作者
Zhang Zhongke,Haonan Wang,Wenhao Ma,Yingbo Ma
摘要
Nickel–graphene (Ni–Gr) coatings were synthesized on brass via electrodeposition to enhance the surface properties. The microstructure was characterized using SEM, XRD, EDS and Raman spectra, whilst microhardness, tribological behaviour, corrosion resistance and thermal conductivity were assessed. The results show that the current density during electrodeposition significantly influences the coating properties: at 2 A/dm2, the coating showed a dense structure, refined grains, and broad Ni diffraction peaks, with the graphene nanoplatelet uniformly distributed throughout. Under these conditions, the coating achieved optimal comprehensive properties: a Vickers hardness of 284 HV, the lowest average coefficient of friction (0.43) and minimal mass loss rate (2.01%) in friction and wear testing, and the highest corrosion resistance and the lowest self-corrosion current density (1.8135 × 10−6 A/cm2), with the thermal conductivity reaching its peak value (154 W/m·K, 25 °C).

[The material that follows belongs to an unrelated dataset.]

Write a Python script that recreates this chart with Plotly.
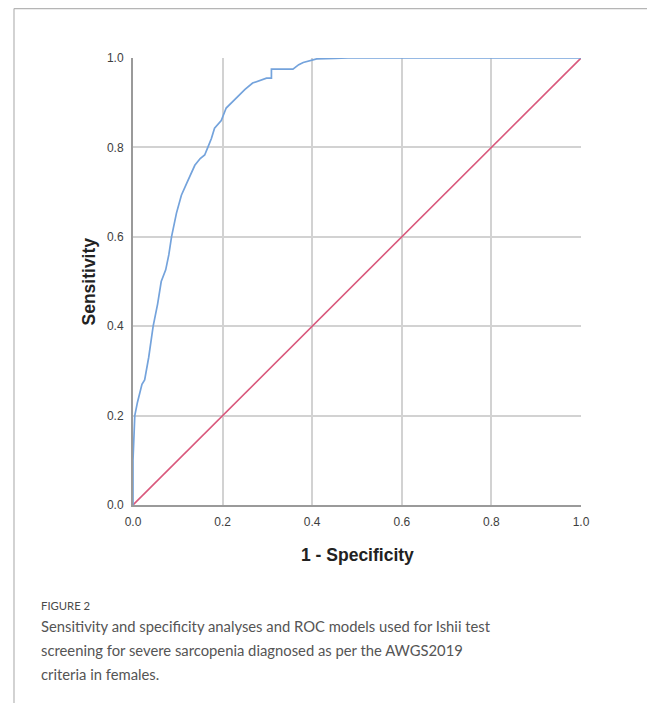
import plotly.graph_objects as go

# ROC curve (1 - specificity, sensitivity)
fpr = [0.0, 0.0, 0.002, 0.004, 0.010, 0.015, 0.020, 0.026, 0.035, 0.045, 0.055, 0.063,
       0.073, 0.080, 0.086, 0.097, 0.108, 0.120, 0.138, 0.150, 0.160, 0.167, 0.175,
       0.182, 0.197, 0.208, 0.230, 0.250, 0.267, 0.285, 0.298, 0.309, 0.309, 0.357,
       0.370, 0.380, 0.400, 0.410, 0.450, 0.480, 1.0]
tpr = [0.0, 0.10, 0.15, 0.20, 0.23, 0.25, 0.27, 0.28, 0.33, 0.40, 0.45, 0.50,
       0.526, 0.56, 0.60, 0.653, 0.693, 0.72, 0.76, 0.775, 0.783, 0.80, 0.82,
       0.843, 0.86, 0.888, 0.91, 0.93, 0.944, 0.95, 0.955, 0.955, 0.975, 0.975,
       0.985, 0.99, 0.996, 0.998, 0.999, 1.0, 1.0]

# Reference (chance) line
ref_x = [0.0, 1.0]
ref_y = [0.0, 1.0]

tick_vals = [0.0, 0.2, 0.4, 0.6, 0.8, 1.0]
tick_text = ["0.0", "0.2", "0.4", "0.6", "0.8", "1.0"]

x_title = "1 - Specificity"
y_title = "Sensitivity"
fig_label = "FIGURE 2"
caption_lines = [
    "Sensitivity and specificity analyses and ROC models used for Ishii test",
    "screening for severe sarcopenia diagnosed as per the AWGS2019",
    "criteria in females.",
]

fig = go.Figure()
fig.add_trace(go.Scatter(x=ref_x, y=ref_y, mode="lines",
                         line=dict(color="#d9587c", width=1.6), showlegend=False,
                         hoverinfo="skip"))
fig.add_trace(go.Scatter(x=fpr, y=tpr, mode="lines",
                         line=dict(color="#74a3dc", width=1.7), showlegend=False))

OFF = 8  # page body margin
W, H = 655 - OFF, 703 - OFF
L, R, T, B = 133 - OFF, 655 - 581, 58 - OFF, 703 - 505
fig.update_layout(
    width=W, height=H,
    margin=dict(l=L, r=R, t=T, b=B, pad=0),
    paper_bgcolor="white", plot_bgcolor="white",
    font=dict(family="Liberation Sans, Arial, sans-serif", color="#333"),
)
fig.update_xaxes(range=[0, 1], tickvals=tick_vals, ticktext=tick_text,
                 showgrid=True, gridcolor="#d2d2d2", gridwidth=1.5,
                 showline=True, linecolor="#9a9a9a", linewidth=2,
                 zeroline=False, ticks="", ticklabelstandoff=5,
                 tickfont=dict(size=12, color="#3e3e3e"), fixedrange=True)
fig.update_yaxes(range=[0, 1], tickvals=tick_vals, ticktext=tick_text,
                 showgrid=True, gridcolor="#d2d2d2", gridwidth=1.5,
                 showline=True, linecolor="#9a9a9a", linewidth=2,
                 zeroline=False, ticks="", ticklabelstandoff=5,
                 tickfont=dict(size=12, color="#3e3e3e"), fixedrange=True)

pw, ph = W - L - R, H - T - B
def px(xp):  # page x -> paper
    return (xp - OFF - L) / pw
def py(yp):  # page y -> paper
    return (H - B - (yp - OFF)) / ph

# outer frame (top and left)
fig.add_shape(type="line", xref="paper", yref="paper",
              x0=px(14), x1=px(660), y0=py(8.6), y1=py(8.6),
              line=dict(color="#b5b5b5", width=1.2))
fig.add_shape(type="line", xref="paper", yref="paper",
              x0=px(14), x1=px(14), y0=py(8.6), y1=py(710),
              line=dict(color="#b5b5b5", width=1.2))

# axis titles
fig.add_annotation(text="<b>" + x_title + "</b>", xref="paper", yref="paper",
                   x=0.5, y=py(555), showarrow=False, xanchor="center", yanchor="middle",
                   font=dict(size=17.5, color="#222", family="Liberation Sans, Arial, sans-serif"))
fig.add_annotation(text="<b>" + y_title + "</b>", xref="paper", yref="paper",
                   x=px(88), y=0.5, showarrow=False, xanchor="center", yanchor="middle",
                   textangle=-90,
                   font=dict(size=17.5, color="#222", family="Liberation Sans, Arial, sans-serif"))

# caption
fig.add_annotation(text=fig_label, xref="paper", yref="paper",
                   x=px(39), y=py(605), showarrow=False, xanchor="left", yanchor="middle",
                   font=dict(size=11.3, color="#4a4a4a", family="Lato, sans-serif"))
for i, line in enumerate(caption_lines):
    fig.add_annotation(text=line, xref="paper", yref="paper",
                       x=px(39), y=py(626 + 24 * i), showarrow=False,
                       xanchor="left", yanchor="middle",
                       font=dict(size=14.8, color="#555", family="Lato, sans-serif"))

fig.write_html("out.html")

When the current density deviates from 2 A/dm2, nickel grain coarsening occurs, and the graphene nanoplatelet dispersion deteriorates, leading to reduced hardness, corrosion resistance, and thermal conductivity, whereas friction and wear intensify. Thus, 2 A/dm2 represents the optimum current density for electrodepositing copper-based Ni–Gr coatings, simultaneously optimizing the microstructure, mechanical properties, tribological performance, corrosion resistance and thermal conductivity. This study employs electrodeposition technology to provide a practical strategy for developing high-performance nickel-based coatings for copper-based heat sinks.